Russian rating agency RAEX (Expert RA) has cut its creditworthiness rating on Moscow-based Bank ITB to B++ (the moderate level of creditworthiness), and set the developing rating outlook, which means the equal likelihood both of the rating being held at the current level and being revised over the medium term. The rating was put under watch. Previously the bank was rated at A (the high level of creditworthiness, Sublevel 3), with a stable outlook.

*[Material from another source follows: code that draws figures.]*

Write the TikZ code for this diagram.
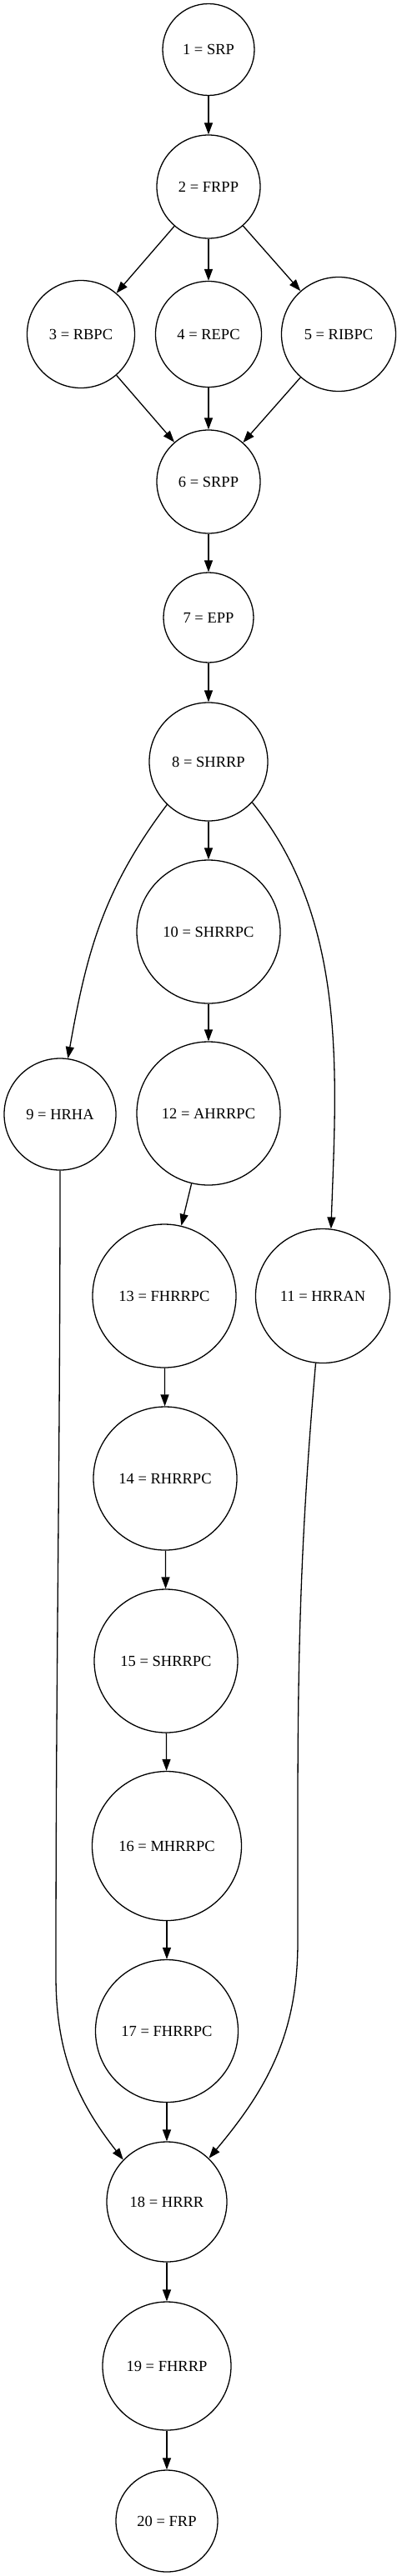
\documentclass[tikz,border=0pt]{standalone}
\usepackage{fontspec}
\setmainfont{Liberation Serif}
\usetikzlibrary{arrows.meta}

\begin{document}
\begin{tikzpicture}[x=1pt, y=1pt, line width=1.3pt,
		bubble/.style={circle, draw, inner sep=0pt, font=\fontsize{18.5}{22}\selectfont},
		>={Triangle[length=14pt, width=10pt]}]
			\useasboundingbox (0, -3091) rectangle (476, 0);
			\node (1) at (250, -59.5) [bubble, minimum size=110] {1 = SRP};
			\node (2) at (250, -224) [bubble, minimum size=124] {2 = FRPP};
			\node (3) at (97, -401) [bubble, minimum size=129] {3 = RBPC};
			\node (4) at (250, -401) [bubble, minimum size=127] {4 = REPC};
			\node (5) at (406, -401) [bubble, minimum size=137] {5 = RIBPC};
			\node (6) at (250, -578) [bubble, minimum size=124] {6 = SRPP};
			\node (7) at (250, -741) [bubble, minimum size=108] {7 = EPP};
			\node (8) at (250, -914) [bubble, minimum size=142] {8 = SHRRP};
			\node (10) at (250, -1118) [bubble, minimum size=172] {10 = SHRRPC};
			\node (9) at (72, -1337) [bubble, minimum size=134] {9 = HRHA};
			\node (12) at (250, -1336) [bubble, minimum size=172] {12 = AHRRPC};
			\node (13) at (197, -1555) [bubble, minimum size=172] {13 = FHRRPC};
			\node (11) at (387, -1555) [bubble, minimum size=161] {11 = HRRAN};
			\node (14) at (198, -1774) [bubble, minimum size=172] {14 = RHRRPC};
			\node (15) at (199, -1993) [bubble, minimum size=172] {15 = SHRRPC};
			\node (16) at (200, -2215) [bubble, minimum size=179] {16 = MHRRPC};
			\node (17) at (200, -2437) [bubble, minimum size=171] {17 = FHRRPC};
			\node (18) at (200, -2642) [bubble, minimum size=144] {18 = HRRR};
			\node (19) at (200, -2839) [bubble, minimum size=154] {19 = FHRRP};
			\node (20) at (200, -3025) [bubble, minimum size=122] {20 = FRP};
			\coordinate (9b) at (67, -2370);
			\coordinate (11b) at (357, -2330);
			
			\draw[->] (1) to (2);
			\draw[->] (2) to (3);
			\draw[->] (2) to (4);
			\draw[->] (2) to (5);
			\draw[->] (3) to (6);
			\draw[->] (4) to (6);
			\draw[->] (5) to (6);
			\draw[->] (6) to (7);
			\draw[->] (7) to (8);
			\draw[->] (8) to (10);
			\draw[->] (8.226) to[out=233, in=80] (9.82);
			\draw[->] (8.317) to[out=309, in=88, looseness=0.9] (11.83);
			\draw[->] (10) to (12);
			\draw[->] (12) to (13);
			\draw[->] (13) to (14);
			\draw[->] (14) to (15);
			\draw[->] (15) to (16);
			\draw[->] (16) to (17);
			\draw[->] (17) to (18);
			\draw[->] (9.south) to[out=-90, in=90] (9b) to[out=-90, in=128] (18.136);
			\draw[->] (11.264) to[out=-95, in=90] (11b) to[out=-90, in=50] (18.46);
			\draw[->] (18) to (19);
			\draw[->] (19) to (20);
		\end{tikzpicture}
\end{document}
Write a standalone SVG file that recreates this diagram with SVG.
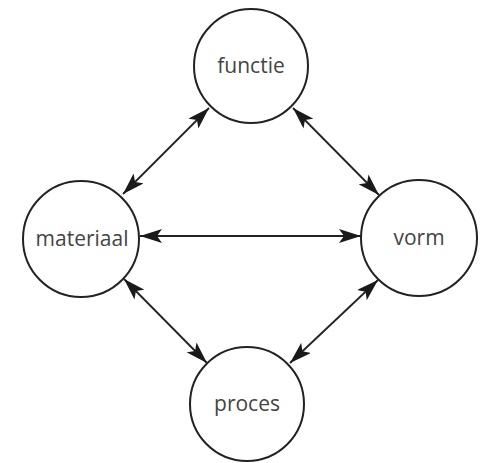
<svg xmlns="http://www.w3.org/2000/svg" width="484" height="463" viewBox="0 0 484 463">
  <defs>
    <style>
      .node circle { fill: #ffffff; stroke: #222222; stroke-width: 2; }
      .node text { font-family: "Open Sans", "Noto Sans", sans-serif; font-size: 21px; fill: #444444; text-anchor: middle; }
      .edge { stroke: #222222; stroke-width: 1.8; fill: none; marker-start: url(#head); marker-end: url(#head); }
    </style>
    <marker id="head" viewBox="0 0 22 14" refX="22" refY="7" markerWidth="22" markerHeight="14" markerUnits="userSpaceOnUse" orient="auto-start-reverse">
      <path d="M0,0 L22,7 L0,14 L5,7 Z" fill="#1a1a1a"/>
    </marker>
  </defs>
  <rect width="484" height="463" fill="#ffffff"/>

  <g id="connectors">
    <line class="edge" x1="209" y1="108" x2="123" y2="194"/>
    <line class="edge" x1="293" y1="108" x2="379" y2="195"/>
    <line class="edge" x1="140" y1="236" x2="361" y2="236"/>
    <line class="edge" x1="124" y1="279" x2="207" y2="363"/>
    <line class="edge" x1="378" y1="280" x2="290" y2="363"/>
  </g>

  <g id="functie" class="node">
    <circle cx="251" cy="66" r="57"/>
    <text x="251" y="73">functie</text>
  </g>
  <g id="materiaal" class="node">
    <circle cx="81" cy="239" r="58"/>
    <text x="82" y="246">materiaal</text>
  </g>
  <g id="vorm" class="node">
    <circle cx="419" cy="238" r="58"/>
    <text x="419" y="245">vorm</text>
  </g>
  <g id="proces" class="node">
    <circle cx="247" cy="404" r="57"/>
    <text x="247" y="411">proces</text>
  </g>
</svg>
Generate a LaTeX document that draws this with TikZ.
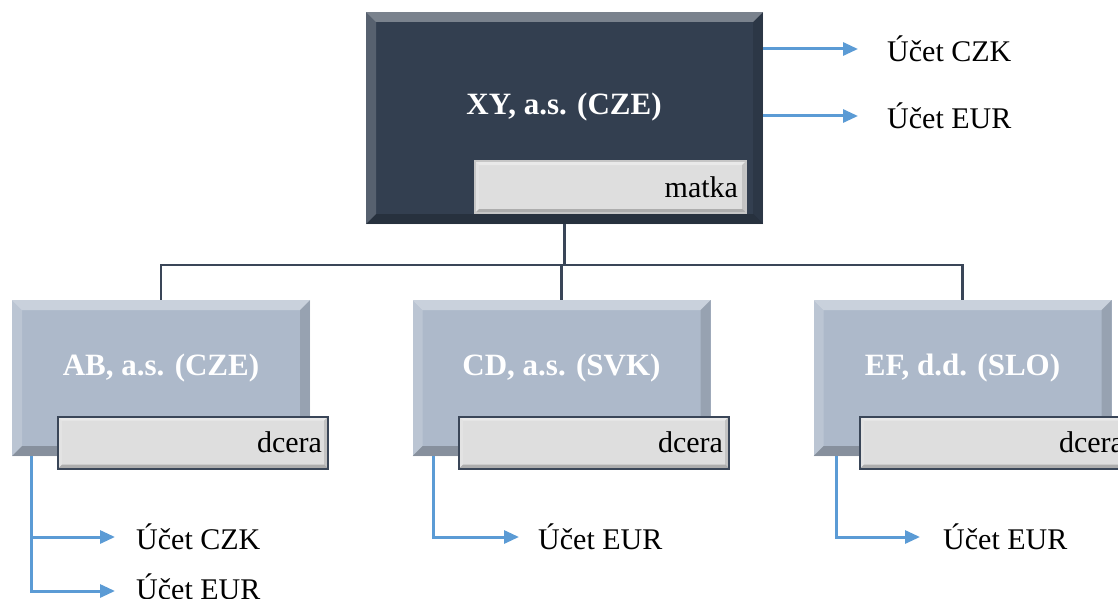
\documentclass[tikz,border=0pt]{standalone}
\usepackage{fontspec}
\setmainfont{Liberation Serif}
\usetikzlibrary{arrows.meta,calc}
\definecolor{darkbox}{HTML}{333F50}
\definecolor{lightbox}{HTML}{ADB9CA}
\definecolor{tagfill}{HTML}{DEDEDE}
\definecolor{accblue}{HTML}{5B9BD5}
\definecolor{linecol}{HTML}{3A4658}
\tikzset{
  bevel/.style={path picture={
    \fill[white,opacity=0.35] (path picture bounding box.north west) -- (path picture bounding box.north east)
      -- ([xshift=-#1,yshift=-#1]path picture bounding box.north east) -- ([xshift=#1,yshift=-#1]path picture bounding box.north west) -- cycle;
    \fill[white,opacity=0.18] (path picture bounding box.north west) -- ([xshift=#1,yshift=-#1]path picture bounding box.north west)
      -- ([xshift=#1,yshift=#1]path picture bounding box.south west) -- (path picture bounding box.south west) -- cycle;
    \fill[black,opacity=0.22] (path picture bounding box.south west) -- ([xshift=#1,yshift=#1]path picture bounding box.south west)
      -- ([xshift=-#1,yshift=#1]path picture bounding box.south east) -- (path picture bounding box.south east) -- cycle;
    \fill[black,opacity=0.12] (path picture bounding box.north east) -- ([xshift=-#1,yshift=-#1]path picture bounding box.north east)
      -- ([xshift=-#1,yshift=#1]path picture bounding box.south east) -- (path picture bounding box.south east) -- cycle;
  }},
  every node/.style={font=\fontsize{30}{36}\selectfont},
  parentbox/.style={fill=darkbox, minimum width=397pt, minimum height=212pt, inner sep=0pt, bevel=10pt},
  childbox/.style={fill=lightbox, minimum width=298pt, minimum height=156pt, inner sep=0pt, bevel=10pt},
  nametext/.style={text=white, font=\fontsize{31}{36}\selectfont\bfseries, inner sep=0pt},
  tagbox/.style={fill=tagfill, draw=linecol, line width=2pt, minimum width=270pt, minimum height=52pt,
    inner xsep=6pt, inner ysep=0pt, text width=258pt, align=right, bevel=4pt},
  mtagbox/.style={tagbox, draw=gray!45, line width=1.2pt, inner xsep=8pt, text width=255pt},
  acctext/.style={anchor=west, inner sep=2pt},
  accarrow/.style={draw=accblue, line width=3pt, -{Triangle[length=15pt,width=13pt]}},
  tree/.style={draw=linecol, line width=2.5pt},
}
\begin{document}
\begin{tikzpicture}[x=1pt,y=-1pt]
\useasboundingbox (0,0) rectangle (1118,599);
% boxes
\node[parentbox] (xy) at (564.5,118) {};
\node[nametext] (xyt) at (564,107) {XY, a.s. (CZE)};
\node[mtagbox] (matka) at (610.5,187) {matka};

\node[childbox] (ab) at (161,378) {};
\node[nametext] (abt) at (161,368) {AB, a.s. (CZE)};
\node[tagbox] (abtag) at (193,442.5) {dcera};

\node[childbox] (cd) at (561.5,378) {};
\node[nametext] (cdt) at (561.5,368) {CD, a.s. (SVK)};
\node[tagbox] (cdtag) at (594,442.5) {dcera};

\node[childbox] (ef) at (962.5,378) {};
\node[nametext] (eft) at (962.5,368) {EF, d.d. (SLO)};
\node[tagbox] (eftag) at (995,442.5) {dcera};

% tree connectors
\coordinate (bus) at (564.5,265);
\draw[tree] (xy.south) -- (bus);
\draw[tree] (bus) -| (ab.north);
\draw[tree] (bus) -| (cd.north);
\draw[tree] (bus) -| (ef.north);

% account labels
\node[acctext] (xyczk) at (885,49) {Účet CZK};
\node[acctext] (xyeur) at (885,116) {Účet EUR};
\node[acctext] (abczk) at (134,537) {Účet CZK};
\node[acctext] (abeur) at (134,587) {Účet EUR};
\node[acctext] (cdeur) at (536,537) {Účet EUR};
\node[acctext] (efeur) at (941,537) {Účet EUR};

% account arrows
\draw[accarrow] (xy.east |- xyczk.west) -- ([xshift=-27pt]xyczk.west);
\draw[accarrow] (xy.east |- xyeur.west) -- ([xshift=-27pt]xyeur.west);
\draw[accarrow] ([xshift=20pt]ab.south west) |- ([xshift=-19pt]abczk.west);
\draw[accarrow] ([xshift=20pt]ab.south west) |- ([xshift=-19pt,yshift=-4pt]abeur.west);
\draw[accarrow] ([xshift=21pt]cd.south west) |- ([xshift=-17pt]cdeur.west);
\draw[accarrow] ([xshift=23pt]ef.south west) |- ([xshift=-21pt]efeur.west);
\end{tikzpicture}
\end{document}
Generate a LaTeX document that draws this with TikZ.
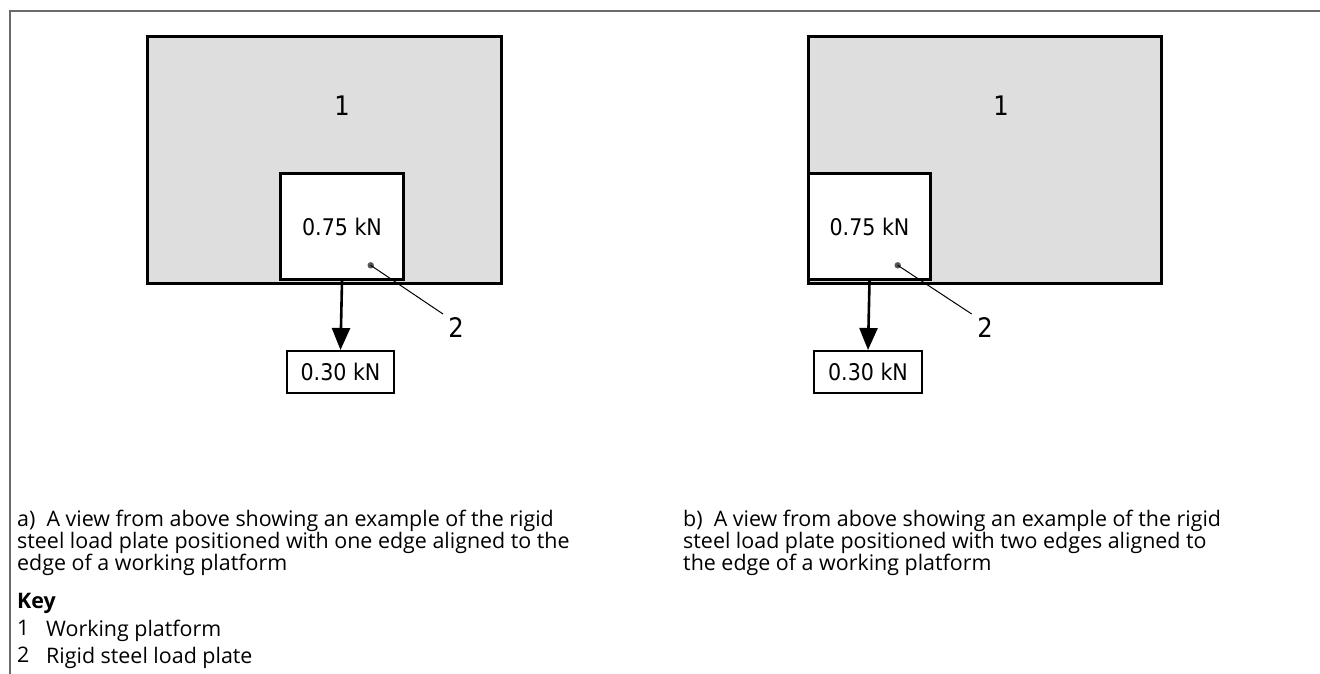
\documentclass[tikz,border=0pt]{standalone}
\usepackage{fontspec}
\setmainfont{Open Sans}
\newfontfamily\isofont{DejaVu Sans Condensed}
\usetikzlibrary{arrows.meta}
\definecolor{platgray}{HTML}{DEDEDE}
\definecolor{framegray}{HTML}{6A6A6A}
\definecolor{dotgray}{HTML}{555555}
\tikzset{
  platform/.style={draw=black, line width=3bp, fill=platgray, anchor=north west, inner sep=0pt},
  plate/.style={draw=black, line width=3bp, fill=white, anchor=south west, inner sep=0pt,
    minimum width=123bp, minimum height=106bp, font=\isofont\fontsize{23}{23}\selectfont},
  loadbox/.style={draw=black, line width=2bp, fill=white, inner sep=0pt,
    minimum width=107bp, minimum height=42bp, font=\isofont\fontsize{23}{23}\selectfont},
  numlabel/.style={font=\isofont\fontsize{27}{27}\selectfont, inner sep=0pt},
  leader/.style={line width=1bp},
  force/.style={line width=2.6bp, -{Triangle[length=22bp,width=18bp]}},
  caption/.style={align=left, anchor=north west, inner sep=0pt, font=\fontsize{21.5}{22}\selectfont},
}
\begin{document}
\begin{tikzpicture}[x=1bp,y=-1bp]
\useasboundingbox (0,0) rectangle (1320,673);
% frame
\draw[framegray, line width=1.6bp] (9.8,680) -- (9.8,10.8) -- (1330,10.8);
% ---- (a) ----
\node[platform, minimum width=354bp, minimum height=247bp] (pa) at (146,35) {};
\node[numlabel] (onea) at (342,106) {1};
\node[plate] (sa) at (279,281) {0.75 kN};
\coordinate (da) at (370.7,265.3);
\coordinate (la) at (443,314);
\fill[dotgray] (da) circle (3.2bp);
\draw[leader] (da) -- (la);
\node[numlabel] (twoa) at (456,328) {2};
\node[loadbox] (ba) at (340.5,372) {0.30 kN};
\draw[force] (sa.south) -- (ba.north);
% ---- (b) ----
\node[platform, minimum width=353bp, minimum height=247bp] (pb) at (807,35) {};
\node[numlabel] (oneb) at (1001,106) {1};
\node[plate, minimum width=122bp] (sb) at (807,281) {0.75 kN};
\coordinate (db) at (897.7,265.3);
\coordinate (lb) at (971.7,314);
\fill[dotgray] (db) circle (3.2bp);
\draw[leader] (db) -- (lb);
\node[numlabel] (twob) at (985,328) {2};
\node[loadbox, minimum width=108bp] (bb) at (868,372) {0.30 kN};
\draw[force] (sb.south) -- (bb.north);
% ---- captions ----
\node[caption] (capa) at (17,510) {a)\ \ A view from above showing an example of the rigid\\steel load plate positioned with one edge aligned to the\\edge of a working platform};
\node[caption] (capb) at (683,510) {b)\ \ A view from above showing an example of the rigid\\steel load plate positioned with two edges aligned to\\the edge of a working platform};
\node[caption, font=\bfseries\fontsize{21.5}{22}\selectfont] (key) at (17,593) {Key};
\node[caption] (k1n) at (17,620) {1};
\node[caption] (k1t) at (46,620) {Working platform};
\node[caption] (k2n) at (17,647) {2};
\node[caption] (k2t) at (46,647) {Rigid steel load plate};
\end{tikzpicture}
\end{document}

The rating revision was primarily driven by the decline in the bank's capital adequacy ratio (N1.0) from 12.5% as of April 1, 2015 to 10.6% as of July 1, 2015, and a steep outflow of funds held by businesses and individual entrepreneurs in June 2015 (the outflow totaled over 70% of the money of companies and individual entrepreneurs), the agency noted. Given the cash outflow of this category of clients the bank began to aggressively bump up household funds, the portion of which reached 75% of liabilities as of July 1, 2015 compared to 57% as of April 1, 2015. As funds were borrowed from households at higher costs "this trend will have an adverse effect on the bank's mid-term profitability".
"Notably, weaker financial results will also have a negative impact on the rating (the bank suffered a loss of over Rub 100 mln in January — June 2015)," the agency said in the press release. Moreover, aggressive lending in a new segment for the bank could further increase the default of the bank's credit portfolio.
The developing rating outlook, as RAEX noted, is determined by uncertainty surrounding the bank's development strategy amid a shareholder shakeup.